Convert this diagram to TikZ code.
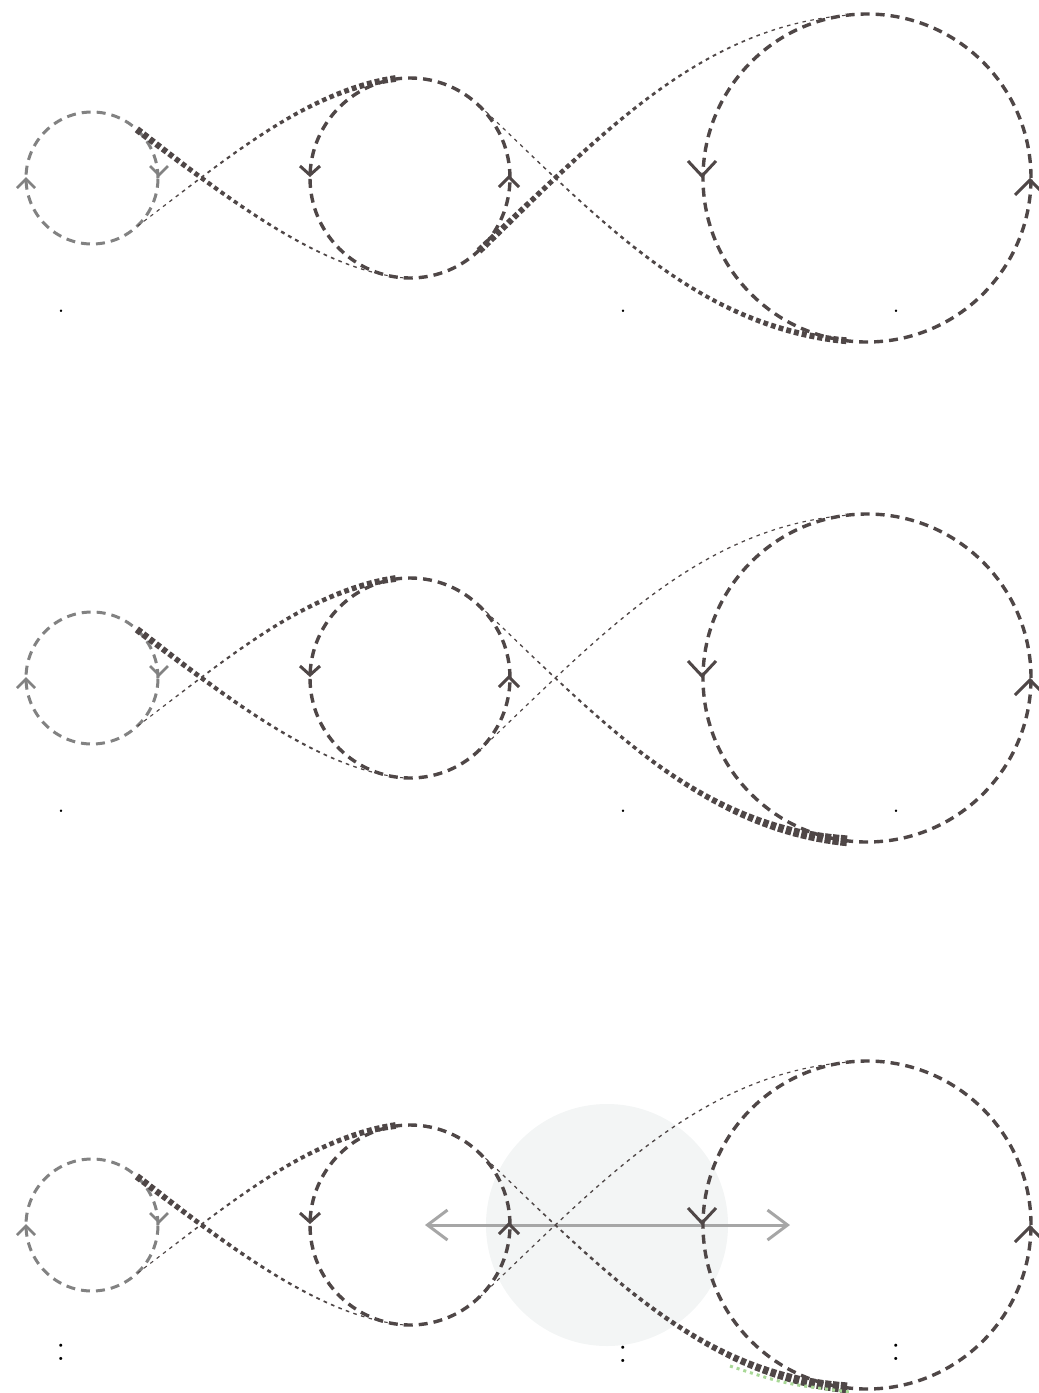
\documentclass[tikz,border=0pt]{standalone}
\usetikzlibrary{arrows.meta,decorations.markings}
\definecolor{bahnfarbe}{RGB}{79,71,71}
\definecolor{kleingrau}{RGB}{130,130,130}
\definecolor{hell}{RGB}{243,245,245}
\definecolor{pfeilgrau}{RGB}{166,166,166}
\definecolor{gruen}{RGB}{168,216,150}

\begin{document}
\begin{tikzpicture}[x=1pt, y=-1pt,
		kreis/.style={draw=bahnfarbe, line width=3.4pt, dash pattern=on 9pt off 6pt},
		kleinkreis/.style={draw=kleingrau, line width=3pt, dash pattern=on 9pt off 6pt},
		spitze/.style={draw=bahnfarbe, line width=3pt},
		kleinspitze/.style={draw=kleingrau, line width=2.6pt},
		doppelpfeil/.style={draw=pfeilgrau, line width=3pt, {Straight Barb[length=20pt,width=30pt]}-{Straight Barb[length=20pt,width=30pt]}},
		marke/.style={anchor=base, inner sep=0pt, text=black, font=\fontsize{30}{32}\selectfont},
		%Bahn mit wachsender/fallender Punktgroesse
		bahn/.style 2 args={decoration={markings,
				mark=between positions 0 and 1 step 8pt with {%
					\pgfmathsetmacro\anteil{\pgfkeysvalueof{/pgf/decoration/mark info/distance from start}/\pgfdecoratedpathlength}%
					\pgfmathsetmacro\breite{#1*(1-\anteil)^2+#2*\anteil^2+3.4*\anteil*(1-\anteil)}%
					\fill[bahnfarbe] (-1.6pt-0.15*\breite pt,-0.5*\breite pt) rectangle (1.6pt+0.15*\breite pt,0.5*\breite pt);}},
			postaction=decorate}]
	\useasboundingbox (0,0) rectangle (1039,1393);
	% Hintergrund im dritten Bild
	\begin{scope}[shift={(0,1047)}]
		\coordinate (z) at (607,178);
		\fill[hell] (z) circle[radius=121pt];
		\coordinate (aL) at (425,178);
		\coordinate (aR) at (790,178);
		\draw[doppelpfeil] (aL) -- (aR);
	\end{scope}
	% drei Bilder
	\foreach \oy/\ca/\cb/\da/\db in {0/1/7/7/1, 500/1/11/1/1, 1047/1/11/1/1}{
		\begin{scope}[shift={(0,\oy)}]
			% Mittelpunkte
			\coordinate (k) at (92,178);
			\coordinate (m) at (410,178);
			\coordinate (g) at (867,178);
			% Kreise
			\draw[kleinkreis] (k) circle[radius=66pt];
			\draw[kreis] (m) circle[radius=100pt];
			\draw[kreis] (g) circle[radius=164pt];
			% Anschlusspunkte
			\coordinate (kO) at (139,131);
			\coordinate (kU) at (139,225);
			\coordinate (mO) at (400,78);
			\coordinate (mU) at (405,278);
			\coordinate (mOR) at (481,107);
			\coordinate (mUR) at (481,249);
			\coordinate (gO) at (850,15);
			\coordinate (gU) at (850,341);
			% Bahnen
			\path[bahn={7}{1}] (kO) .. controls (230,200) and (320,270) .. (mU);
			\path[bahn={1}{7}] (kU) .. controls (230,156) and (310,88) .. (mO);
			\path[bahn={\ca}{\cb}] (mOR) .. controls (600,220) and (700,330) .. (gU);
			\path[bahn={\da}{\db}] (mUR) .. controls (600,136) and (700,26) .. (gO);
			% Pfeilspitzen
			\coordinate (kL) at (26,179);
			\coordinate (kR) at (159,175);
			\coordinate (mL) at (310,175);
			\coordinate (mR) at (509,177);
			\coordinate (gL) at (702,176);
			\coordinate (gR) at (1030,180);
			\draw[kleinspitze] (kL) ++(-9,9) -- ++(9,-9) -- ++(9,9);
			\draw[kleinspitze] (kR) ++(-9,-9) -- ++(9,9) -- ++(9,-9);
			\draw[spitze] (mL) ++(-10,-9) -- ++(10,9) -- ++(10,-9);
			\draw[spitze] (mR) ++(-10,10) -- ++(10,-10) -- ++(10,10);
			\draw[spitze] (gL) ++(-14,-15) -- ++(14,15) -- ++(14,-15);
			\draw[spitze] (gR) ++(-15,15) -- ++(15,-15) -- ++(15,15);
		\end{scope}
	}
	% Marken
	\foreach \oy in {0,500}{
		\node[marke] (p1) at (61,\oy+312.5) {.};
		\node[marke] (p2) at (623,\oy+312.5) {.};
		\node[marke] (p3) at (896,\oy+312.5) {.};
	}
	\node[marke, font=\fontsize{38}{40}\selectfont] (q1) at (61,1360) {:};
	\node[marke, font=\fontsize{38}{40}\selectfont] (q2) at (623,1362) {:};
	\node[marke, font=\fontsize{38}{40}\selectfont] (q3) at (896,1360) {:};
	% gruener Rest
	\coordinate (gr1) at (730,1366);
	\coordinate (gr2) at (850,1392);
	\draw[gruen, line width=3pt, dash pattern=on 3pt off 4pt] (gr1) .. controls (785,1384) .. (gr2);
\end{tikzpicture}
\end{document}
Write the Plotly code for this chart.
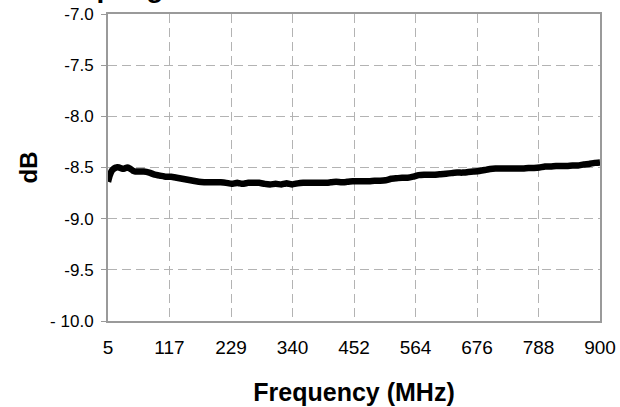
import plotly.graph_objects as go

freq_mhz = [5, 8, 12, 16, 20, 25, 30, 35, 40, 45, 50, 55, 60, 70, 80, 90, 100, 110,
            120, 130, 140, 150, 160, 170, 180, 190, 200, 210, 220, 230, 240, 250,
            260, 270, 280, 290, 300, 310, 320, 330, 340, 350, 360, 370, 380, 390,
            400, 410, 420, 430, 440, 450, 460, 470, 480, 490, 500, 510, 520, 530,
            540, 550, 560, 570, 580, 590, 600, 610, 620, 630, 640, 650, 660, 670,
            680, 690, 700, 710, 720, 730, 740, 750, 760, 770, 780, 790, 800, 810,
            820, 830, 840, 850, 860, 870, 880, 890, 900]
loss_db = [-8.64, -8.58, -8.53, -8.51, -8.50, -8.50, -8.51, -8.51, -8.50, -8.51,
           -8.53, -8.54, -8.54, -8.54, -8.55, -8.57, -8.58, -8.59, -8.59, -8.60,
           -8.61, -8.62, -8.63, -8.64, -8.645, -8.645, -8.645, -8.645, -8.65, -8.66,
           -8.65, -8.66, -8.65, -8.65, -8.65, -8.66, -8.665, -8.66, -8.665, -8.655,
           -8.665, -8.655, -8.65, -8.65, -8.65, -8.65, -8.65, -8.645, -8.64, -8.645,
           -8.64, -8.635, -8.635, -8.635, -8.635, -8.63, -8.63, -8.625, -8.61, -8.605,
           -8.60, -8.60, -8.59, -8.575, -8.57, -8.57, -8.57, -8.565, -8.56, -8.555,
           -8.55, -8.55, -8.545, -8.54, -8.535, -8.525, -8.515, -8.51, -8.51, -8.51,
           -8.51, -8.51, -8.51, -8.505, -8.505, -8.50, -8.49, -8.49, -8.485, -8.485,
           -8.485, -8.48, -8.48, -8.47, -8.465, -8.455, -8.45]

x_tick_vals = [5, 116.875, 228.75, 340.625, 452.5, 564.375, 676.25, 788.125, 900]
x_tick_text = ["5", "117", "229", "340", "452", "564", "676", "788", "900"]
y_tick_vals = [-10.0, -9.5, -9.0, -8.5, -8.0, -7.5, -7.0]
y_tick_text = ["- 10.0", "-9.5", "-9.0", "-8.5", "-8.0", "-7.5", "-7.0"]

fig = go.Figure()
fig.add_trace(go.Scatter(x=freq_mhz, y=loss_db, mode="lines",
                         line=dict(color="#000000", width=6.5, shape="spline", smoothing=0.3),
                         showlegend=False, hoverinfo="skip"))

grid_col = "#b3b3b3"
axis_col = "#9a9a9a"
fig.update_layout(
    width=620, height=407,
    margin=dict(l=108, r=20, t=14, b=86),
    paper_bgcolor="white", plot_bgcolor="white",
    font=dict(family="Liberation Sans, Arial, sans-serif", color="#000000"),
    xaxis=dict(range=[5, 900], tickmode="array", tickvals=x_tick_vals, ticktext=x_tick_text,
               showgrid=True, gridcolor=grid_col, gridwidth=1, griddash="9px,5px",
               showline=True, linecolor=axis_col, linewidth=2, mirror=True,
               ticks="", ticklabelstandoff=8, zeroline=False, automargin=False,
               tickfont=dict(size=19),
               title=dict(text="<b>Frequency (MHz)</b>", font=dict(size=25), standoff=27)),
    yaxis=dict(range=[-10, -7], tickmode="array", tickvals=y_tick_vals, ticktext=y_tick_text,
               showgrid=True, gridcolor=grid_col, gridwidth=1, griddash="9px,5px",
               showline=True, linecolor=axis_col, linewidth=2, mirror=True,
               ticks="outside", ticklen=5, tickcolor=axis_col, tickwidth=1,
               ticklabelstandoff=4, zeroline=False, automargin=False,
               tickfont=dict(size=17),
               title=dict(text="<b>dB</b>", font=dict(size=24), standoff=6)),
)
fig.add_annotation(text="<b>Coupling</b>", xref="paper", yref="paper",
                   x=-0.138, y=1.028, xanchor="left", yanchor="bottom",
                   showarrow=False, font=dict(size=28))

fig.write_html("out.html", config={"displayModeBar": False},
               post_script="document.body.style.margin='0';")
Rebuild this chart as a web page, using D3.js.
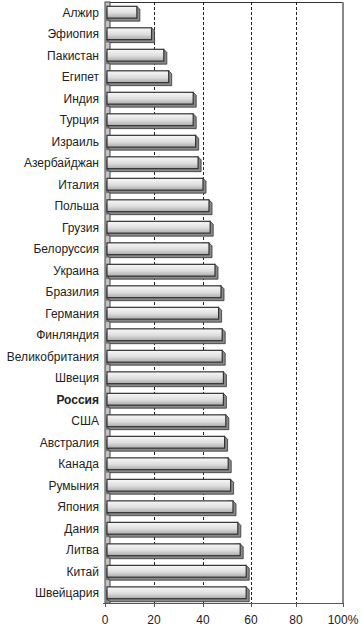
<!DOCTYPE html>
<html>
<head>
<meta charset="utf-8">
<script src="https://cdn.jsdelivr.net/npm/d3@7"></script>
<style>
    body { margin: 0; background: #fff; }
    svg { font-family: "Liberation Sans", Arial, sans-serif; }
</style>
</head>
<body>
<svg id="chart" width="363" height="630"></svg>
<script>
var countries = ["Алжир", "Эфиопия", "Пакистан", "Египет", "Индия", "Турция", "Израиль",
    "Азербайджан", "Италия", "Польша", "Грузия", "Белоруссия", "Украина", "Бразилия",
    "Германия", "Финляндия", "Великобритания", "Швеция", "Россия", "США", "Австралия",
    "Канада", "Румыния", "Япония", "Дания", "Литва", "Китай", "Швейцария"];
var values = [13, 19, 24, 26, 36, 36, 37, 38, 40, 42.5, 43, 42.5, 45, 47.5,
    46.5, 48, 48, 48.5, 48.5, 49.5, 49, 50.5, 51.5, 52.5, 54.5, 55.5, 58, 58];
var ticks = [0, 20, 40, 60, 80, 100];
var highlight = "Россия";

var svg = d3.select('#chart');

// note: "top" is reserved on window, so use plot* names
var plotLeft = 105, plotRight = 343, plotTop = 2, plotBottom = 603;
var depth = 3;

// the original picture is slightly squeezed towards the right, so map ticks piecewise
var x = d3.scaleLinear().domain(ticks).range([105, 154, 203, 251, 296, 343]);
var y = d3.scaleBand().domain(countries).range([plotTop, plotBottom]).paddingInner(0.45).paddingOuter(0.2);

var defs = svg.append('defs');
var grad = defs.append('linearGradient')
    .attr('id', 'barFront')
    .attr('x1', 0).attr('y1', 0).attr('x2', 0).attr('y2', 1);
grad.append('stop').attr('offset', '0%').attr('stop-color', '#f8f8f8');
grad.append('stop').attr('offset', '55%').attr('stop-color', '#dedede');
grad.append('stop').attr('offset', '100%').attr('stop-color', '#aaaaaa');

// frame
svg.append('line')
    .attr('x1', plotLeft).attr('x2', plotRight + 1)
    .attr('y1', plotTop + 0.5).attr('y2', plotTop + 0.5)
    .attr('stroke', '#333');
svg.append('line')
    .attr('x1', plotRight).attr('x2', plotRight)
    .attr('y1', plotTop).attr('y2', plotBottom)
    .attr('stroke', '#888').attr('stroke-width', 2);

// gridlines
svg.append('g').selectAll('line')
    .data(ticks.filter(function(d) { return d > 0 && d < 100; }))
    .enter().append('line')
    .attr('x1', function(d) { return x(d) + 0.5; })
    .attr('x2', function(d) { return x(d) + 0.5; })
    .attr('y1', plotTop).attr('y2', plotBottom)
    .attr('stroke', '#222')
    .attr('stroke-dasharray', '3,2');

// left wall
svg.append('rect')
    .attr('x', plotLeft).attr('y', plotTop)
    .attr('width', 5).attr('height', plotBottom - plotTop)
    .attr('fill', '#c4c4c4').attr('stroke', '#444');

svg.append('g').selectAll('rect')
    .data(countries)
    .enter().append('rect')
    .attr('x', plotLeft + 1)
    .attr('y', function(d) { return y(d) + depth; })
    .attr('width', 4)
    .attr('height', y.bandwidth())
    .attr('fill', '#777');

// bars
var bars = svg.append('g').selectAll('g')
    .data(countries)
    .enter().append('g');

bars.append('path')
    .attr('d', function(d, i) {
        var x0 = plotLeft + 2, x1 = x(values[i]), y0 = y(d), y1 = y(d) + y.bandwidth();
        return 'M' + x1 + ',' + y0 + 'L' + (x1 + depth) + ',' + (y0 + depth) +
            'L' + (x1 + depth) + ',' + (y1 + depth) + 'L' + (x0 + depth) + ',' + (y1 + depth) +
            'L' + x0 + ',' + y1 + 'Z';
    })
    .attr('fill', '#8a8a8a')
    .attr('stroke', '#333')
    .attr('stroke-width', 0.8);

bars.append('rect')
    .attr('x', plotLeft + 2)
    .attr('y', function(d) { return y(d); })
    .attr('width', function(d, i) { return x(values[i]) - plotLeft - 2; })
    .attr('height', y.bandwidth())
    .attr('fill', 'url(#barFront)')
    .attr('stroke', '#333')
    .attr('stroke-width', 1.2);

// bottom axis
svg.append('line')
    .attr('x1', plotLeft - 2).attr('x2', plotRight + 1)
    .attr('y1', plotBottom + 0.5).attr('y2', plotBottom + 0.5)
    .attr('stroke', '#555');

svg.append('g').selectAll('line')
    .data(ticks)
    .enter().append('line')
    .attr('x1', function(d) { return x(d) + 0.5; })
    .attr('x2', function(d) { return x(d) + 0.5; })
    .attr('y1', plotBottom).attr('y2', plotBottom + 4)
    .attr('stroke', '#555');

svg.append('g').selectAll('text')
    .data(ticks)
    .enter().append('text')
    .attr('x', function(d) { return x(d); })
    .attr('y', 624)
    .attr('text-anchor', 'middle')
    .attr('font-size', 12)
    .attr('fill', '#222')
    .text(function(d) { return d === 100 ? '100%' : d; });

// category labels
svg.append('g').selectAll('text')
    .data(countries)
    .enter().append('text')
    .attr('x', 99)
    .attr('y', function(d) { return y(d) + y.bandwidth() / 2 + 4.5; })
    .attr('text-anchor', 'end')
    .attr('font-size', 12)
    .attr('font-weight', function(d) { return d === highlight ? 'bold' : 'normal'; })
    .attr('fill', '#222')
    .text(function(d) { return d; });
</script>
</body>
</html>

******

:: The problem ::
Retype, word for word, only the lines from the one containing "Write the Plotly code for this chart." through the one containing "import plotly.graph_objects as go", both included, and leave out any pictures.

:: Written response ::
Write the Plotly code for this chart.
import plotly.graph_objects as go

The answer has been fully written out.